We turn left onto Derenne Avenue, and we’re in four lane traffic . I’m transported back to the early 80’s driving conservatively down I-95 with my elder daughter, who was herself a beginning driver at the time. We are in a 1978 Saab WagonBack, a nice family conveyance. I’m in the left lane at a gentlemanly pace, easing past a semi. Suddenly I spot his turn signal in my peripheral vision, and I realize three things:
- I’m under his mirrors, I’m a little guy, and I don’t think he sees me.
- My EPA approved horn is too weak to get his attention.
- There is a lot less truck ahead of me than trailer behind me.

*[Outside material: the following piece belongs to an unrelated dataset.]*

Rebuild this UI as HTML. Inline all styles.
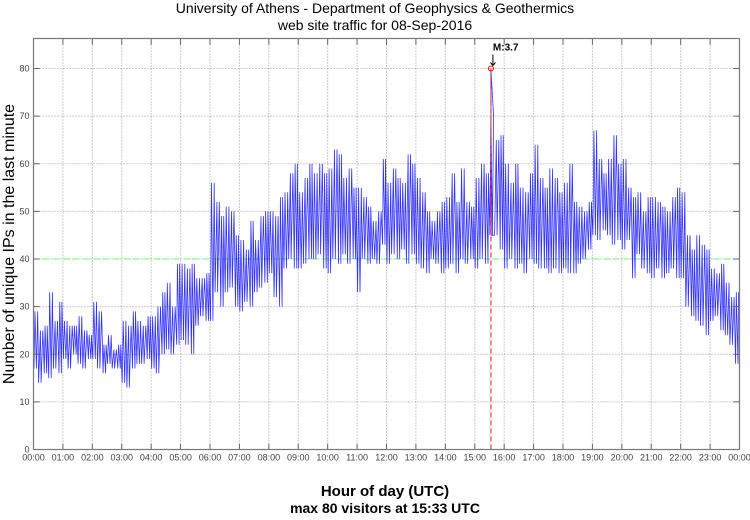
<!DOCTYPE html>
<html><head><meta charset="utf-8"><style>
body{margin:0;background:#fff;width:750px;height:515px;overflow:hidden;font-family:"Liberation Sans",sans-serif}
</style></head><body>
<svg id="chart" width="750" height="515" xmlns="http://www.w3.org/2000/svg">
<text x="375" y="13" text-anchor="middle" font-size="14">University of Athens - Department of Geophysics &amp; Geothermics</text>
<text x="375" y="30" text-anchor="middle" font-size="14">web site traffic for 08-Sep-2016</text>
<text transform="translate(14,244) rotate(-90)" text-anchor="middle" font-size="16">Number of unique IPs in the last minute</text>
<text x="385" y="496" text-anchor="middle" font-size="15" font-weight="bold">Hour of day (UTC)</text>
<text x="385" y="513" text-anchor="middle" font-size="14" font-weight="bold">max 80 visitors at 15:33 UTC</text>
<g id="grid"></g><g id="series"></g><g id="marks"></g><g id="axes"></g>
</svg>
<script>
const yTicks=[0,10,20,30,40,50,60,70,80];
const xTickHours=[0,1,2,3,4,5,6,7,8,9,10,11,12,13,14,15,16,17,18,19,20,21,22,23,24];
const xTickLabels=["00:00","01:00","02:00","03:00","04:00","05:00","06:00","07:00","08:00","09:00","10:00","11:00","12:00","13:00","14:00","15:00","16:00","17:00","18:00","19:00","20:00","21:00","22:00","23:00","00:00"];
const threshold=40;
const peakMinute=933;
const peakValue=80;
const peakLabel="M:3.7";
// 10-minute slot lows and highs (visitors)
const slotLow=[17,14,16,15,17,16, 19,17,20,18,17,19, 19,17,16,18,17,17, 14,13,17,18,18,19, 17,16,20,21,20,22, 23,22,20,26,28,27,
27,33,30,33,34,30, 29,31,30,33,34,35, 37,32,30,38,40,38, 38,39,40,40,41,38, 37,40,39,41,39,40, 33,40,39,40,39,43,
39,41,40,42,39,41, 39,38,37,40,39,37, 38,39,37,40,39,40, 38,40,39,45,45,42, 38,40,38,39,37,40, 39,38,38,37,38,37,
38,37,37,39,40,42, 45,44,46,45,43,44, 42,44,36,41,38,37, 36,38,36,37,38,36, 36,30,28,27,26,24, 27,28,25,24,22,18];
const slotHigh=[29,25,26,33,27,31, 27,26,26,28,25,24, 31,29,22,24,21,22, 27,26,29,27,26,28, 28,30,33,35,30,39, 39,38,39,36,36,37,
56,52,49,51,50,45, 44,42,48,44,49,50, 50,49,53,54,58,60, 54,57,60,58,60,58, 59,63,62,57,59,55, 55,53,51,48,50,61,
56,59,57,56,62,60, 57,54,50,48,50,52, 53,58,52,59,52,51, 57,60,58,70,65,66, 60,56,60,55,54,58, 64,57,55,59,57,54,
56,60,52,51,50,52, 67,61,58,61,66,60, 61,55,53,54,50,53, 53,52,51,50,53,55, 54,45,42,45,43,42, 38,37,39,35,32,33];
const NS="http://www.w3.org/2000/svg";
const L=33.5,R=739.5,T=38.5,B=449.5,YMAX=86.3;
const xs=m=>L+(m/1440)*(R-L);
const ys=v=>B-(v/YMAX)*(B-T);
function mk(tag,parent,attrs){const e=document.createElementNS(NS,tag);for(const k in attrs)e.setAttribute(k,attrs[k]);parent.appendChild(e);return e;}
const grid=document.getElementById('grid'),axes=document.getElementById('axes'),series=document.getElementById('series'),marks=document.getElementById('marks');
yTicks.forEach(v=>{
  const y=ys(v);
  if(v>0){const g=mk('line',grid,{x1:L,x2:R,y1:y,y2:y,stroke:'#999','stroke-dasharray':'1,2','stroke-width':1});
  
  }
  mk('line',axes,{x1:L,x2:L+6,y1:y,y2:y,stroke:'#666'});
  mk('line',axes,{x1:R-6,x2:R,y1:y,y2:y,stroke:'#666'});
  const t=mk('text',axes,{x:L-4,y:y+3,'text-anchor':'end','font-size':9,fill:'#444'});
  t.textContent=v;
  
  
});
xTickHours.forEach((h,i)=>{
  const x=xs(h*60);
  if(h>0&&h<24){const g=mk('line',grid,{x1:x,x2:x,y1:T,y2:B,stroke:'#999','stroke-dasharray':'1,2','stroke-width':1});
  
  }
  mk('line',axes,{x1:x,x2:x,y1:B-6,y2:B,stroke:'#666'});
  mk('line',axes,{x1:x,x2:x,y1:T,y2:T+6,stroke:'#666'});
  const t=mk('text',axes,{x:x,y:B+11,'text-anchor':'middle','font-size':9,fill:'#444'});
  t.textContent=xTickLabels[i];
  
  
});
const frame=mk('rect',axes,{x:L,y:T,width:R-L,height:B-T,fill:'none',stroke:'#777','stroke-width':1.2});


const th=mk('line',series,{x1:L,x2:R,y1:ys(threshold),y2:ys(threshold),stroke:'#6f6','stroke-dasharray':'6,4','stroke-width':1});


const offs=[[1,3,6,8.5],[0.5,4,5.5,9],[2,3.5,7,8]];
let pts=[];
slotLow.forEach((lo,i)=>{
  const hi=slotHigh[i];const o=offs[i%3];
  pts.push([xs(i*10+o[0]),ys(lo)],[xs(i*10+o[1]),ys(hi)],[xs(i*10+o[2]),ys(lo)],[xs(i*10+o[3]),ys(hi)]);
  if(i===Math.floor(peakMinute/10)){pts.push([xs(peakMinute),ys(peakValue)],[xs(peakMinute+0.5),ys(lo)]);}
});
const pl=mk('polyline',series,{points:pts.map(p=>p[0].toFixed(1)+','+p[1].toFixed(1)).join(' '),fill:'none',stroke:'#0000ff','stroke-width':0.8,'stroke-opacity':0.8});


const px=xs(peakMinute);
const pv=mk('line',marks,{x1:px,x2:px,y1:ys(peakValue),y2:B,stroke:'#f33','stroke-dasharray':'5,3','stroke-width':1.2});


const pc=mk('circle',marks,{cx:px,cy:ys(peakValue),r:2.5,fill:'none',stroke:'#f00','stroke-width':1});


const ar=mk('path',marks,{d:`M${px+2},${ys(peakValue)-14} L${px+2},${ys(peakValue)-3} M${px-0.5},${ys(peakValue)-6} L${px+2},${ys(peakValue)-3} L${px+4.5},${ys(peakValue)-6}`,stroke:'#000',fill:'none','stroke-width':1});


const pt=mk('text',marks,{x:px+2,y:ys(peakValue)-18,'font-size':10,'font-weight':'bold'});
pt.textContent=peakLabel;


</script>
</body></html>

I quickly grab a handful of fourth gear out of fifth and a boot full of gas pedal. The old girl picks up her skirts and moves smartly forward. My daughter’s big brown eyes get a little bigger. “I didn’t know this car would do that!” “Well”, I replied, “Usually it doesn’t need to.”
In 2011, we’ve turned left onto Matthew’s quiet street. But I’m thinking Saabs again, this time my 1982 silver four door sedan. With a turbocharger. A turbocharger with an attitude. When you get it into the boost, it whistles, shakes and starts dropping miscellaneous parts onto the road, but it sure is fun. I’m almost to Matthew’s driveway in 2011, but in my mind I’m at the intersection of US 301 and some anonymous road in South Georgia, running my traps. I’m at the stop sign, with no cars in sight in all four directions. It’s time. I hit first through fourth at full throttle, turbo wailing and enjoying itself. I’m well into triple digits when a modicum of discretion requires a slight lifting of the right foot and a shift to fifth.
Turning into Matthew’s driveway, I realize that for the last 8 years I’ve been driving a four wheeled living room that Pink Hair calls “The Cloud”. It’s no slouch, and even has a shift-friendly transmission, but it’s not quite the same.
So I’m old. But I CAN drive a stick!